Don’t get me wrong — Go isn’t terrible. It’s just aggressively mediocre in ways that somehow make CTOs everywhere swoon. It’s the vanilla ice cream of programming languages: safe, predictable, and guaranteed not to offend anyone at the architecture review meeting.

The Comfort of Conformity
There’s something beautifully ironic about an industry that prides itself on innovation collectively deciding that what we really need is less innovation. Go’s selling point isn’t that it’s revolutionary — it’s that it’s boring. And apparently, boring sells better than a blockchain startup in 2021.
Meanwhile, languages like Rust are out there solving actual problems like memory safety without garbage collection overhead, offering fearless concurrency, and generally making systems programming not feel like defusing a bomb blindfolded. But who needs that when you can have… simple syntax and fast compilation times?

Elixir sits in the corner with its actor model, handling millions of concurrent connections with the grace of a distributed systems ballet, built on three decades of Erlang’s battle-tested fault tolerance. But sure, let’s choose the language that thinks error handling means typing if err != nil forty-seven times per function.

The Feature Deficit Disorder
Go’s minimalism isn’t a feature — it’s a design philosophy taken to its logical extreme. Generics? Took them over a decade to figure out. Package management? Let’s just say “go get” was doing dependency hell before it was cool. Exception handling? Who needs exceptions when you can return error values and pretend that’s equivalent?

The Go team seems to operate under the assumption that if a feature is complex enough to require more than a weekend to implement, it’s probably not worth having. This is like deciding your car doesn’t need air conditioning because rolling down the windows is “simpler.”
The Herd Mentality Highway
The real tragedy isn’t that Go exists — it’s that everyone’s using it for the wrong reasons. Companies aren’t choosing Go because it’s the best tool for their specific job. They’re choosing it because Google uses it, because it’s “easy to hire for,” because it’s “simple to onboard new developers.”

These are the same decision-making patterns that gave us Java enterprise frameworks and PHP powering half the internet. We’re not optimizing for technical excellence; we’re optimizing for HR convenience.
What We’re Actually Missing
While everyone’s busy writing microservices in Go, Rust developers are building web servers that use a fraction of the memory and handle twice the load. Elixir teams are deploying systems that self-heal and scale horizontally with a few lines of configuration. Even the TypeScript ecosystem is evolving faster than Go’s standard library.

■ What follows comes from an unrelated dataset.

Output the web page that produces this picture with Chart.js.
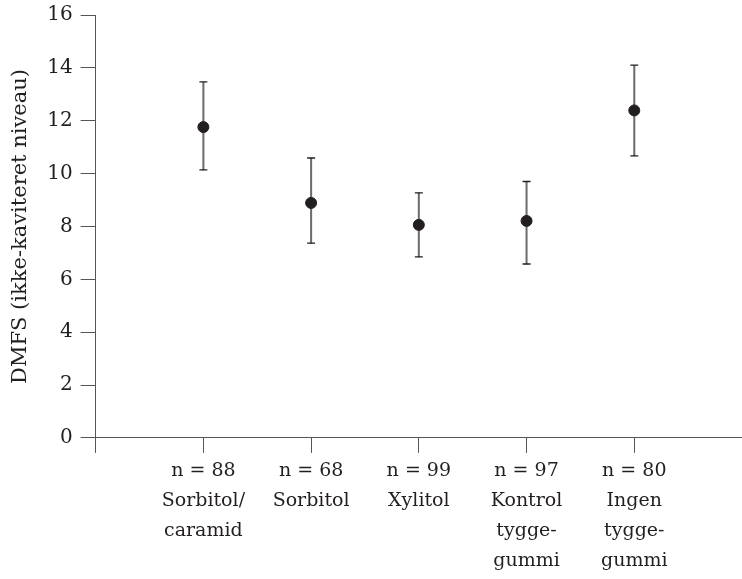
<!DOCTYPE html>
<html>
<head>
<meta charset="utf-8">
<script src="https://cdn.jsdelivr.net/npm/chart.js@4/dist/chart.umd.min.js"></script>
<style>
    body { margin: 0; background: #fff; }
    #wrap { width: 742px; height: 579px; position: relative; }
</style>
</head>
<body>
<div id="wrap"><canvas id="chart"></canvas></div>
<script>
// data
var groupN = ["n = 88", "n = 68", "n = 99", "n = 97", "n = 80"]
var groupNames = [["Sorbitol/", "caramid"], ["Sorbitol"], ["Xylitol"], ["Kontrol", "tygge-", "gummi"], ["Ingen", "tygge-", "gummi"]]
var meanValues = [11.76, 8.89, 8.06, 8.21, 12.39]
var lowValues = [10.14, 7.37, 6.85, 6.58, 10.67]
var highValues = [13.47, 10.59, 9.27, 9.70, 14.10]
var yTicks = [0, 2, 4, 6, 8, 10, 12, 14, 16]
var yTitle = "DMFS (ikke-kaviteret niveau)"

var ink = "#231f20"
var axisColor = "#555555"
var barColor = "#6e6e6e"
var fontFamily = "'DejaVu Serif', serif"

// empty slot at each end so the axis starts at the y axis and runs to the edge
var labels = [""]
var meanData = [null], lowData = [null], highData = [null], rangeData = [null]
for (var i = 0; i < groupN.length; i++) {
    labels.push([groupN[i]].concat(groupNames[i]))
    meanData.push(meanValues[i])
    lowData.push(lowValues[i])
    highData.push(highValues[i])
    rangeData.push([lowValues[i], highValues[i]])
}
labels.push("")
meanData.push(null); lowData.push(null); highData.push(null); rangeData.push(null)

new Chart(document.getElementById("chart"), {
    type: "bar",
    data: {
        labels: labels,
        datasets: [
            {
                type: "line", data: meanData, showLine: false, order: 0,
                pointRadius: 5.5, pointBackgroundColor: ink, pointBorderColor: ink, pointBorderWidth: 1
            },
            {
                type: "line", data: lowData, showLine: false, order: 1,
                pointStyle: "line", pointRadius: 4, pointBorderColor: ink, pointBorderWidth: 1.3
            },
            {
                type: "line", data: highData, showLine: false, order: 1,
                pointStyle: "line", pointRadius: 4, pointBorderColor: ink, pointBorderWidth: 1.3
            },
            {
                type: "bar", data: rangeData, order: 2,
                barThickness: 1.4, backgroundColor: barColor, borderWidth: 0, borderSkipped: false
            }
        ]
    },
    options: {
        responsive: true,
        maintainAspectRatio: false,
        animation: false,
        layout: {autoPadding: false, padding: {top: 0, right: 0, left: 0, bottom: 0}},
        scales: {
            x: {
                offset: false,
                afterFit: function(axis) { axis.paddingRight = 0 },
                grid: {
                    offset: false,
                    drawOnChartArea: false, drawTicks: true, tickLength: 15, lineWidth: 1,
                    color: function(c) { return c.index === labels.length - 1 ? "rgba(0,0,0,0)" : axisColor }
                },
                border: {color: axisColor, width: 1},
                ticks: {
                    autoSkip: false, maxRotation: 0, minRotation: 0, padding: 3,
                    color: ink, font: {family: fontFamily, size: 19, lineHeight: 1.58}
                }
            },
            y: {
                min: 0, max: 16,
                afterBuildTicks: function(axis) { axis.ticks = yTicks.map(function(v) { return {value: v} }) },
                afterFit: function(axis) { axis.paddingTop = 15 },
                grid: {drawOnChartArea: false, drawTicks: true, tickLength: 15, color: axisColor},
                border: {color: axisColor, width: 1},
                ticks: {padding: 8, color: ink, font: {family: fontFamily, size: 20}},
                title: {display: true, text: yTitle, color: ink, padding: {top: 8, bottom: 6}, font: {family: fontFamily, size: 21}}
            }
        },
        plugins: {legend: {display: false}, tooltip: {enabled: false}}
    }
})
</script>
</body>
</html>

But here’s the kicker: most of these “Go modernization” projects would be better served by staying exactly where they are. That Python monolith you’re planning to rewrite? It’s probably fine. That Node.js API that’s been running without issues for three years? Maybe don’t fix what isn’t broken.
The Conclusion Nobody Asked For
Go will continue to dominate not because it’s the best choice, but because it’s the safest choice. And in a industry where being wrong costs careers but being boring costs nothing, safe wins every time.

So here’s to Go: the programming language equivalent of choosing the second-cheapest wine on the menu. It might not be the best, but at least you won’t look foolish at the table.
Now if you’ll excuse me, I need to go explain to my manager why our Rust rewrite is taking longer than the Go version would have. Some hills are worth dying on, even if nobody’s building monuments on them.

I genuinely love Go, Elixir, and Rust — each has its place and they’re all fantastic tools that have shaped how I think about programming. But watching the tech industry collectively lose its mind over Go while ignoring genuinely innovative alternatives? That’s something I just can’t digest. Sometimes you need to roast the things you love to keep the hype in check. This post is written with equal parts affection and exasperation.
Disclaimer: The author has probably written more Go code than is healthy for any one person and may be suffering from repetitive strain injury from typing “if err != nil” too many times.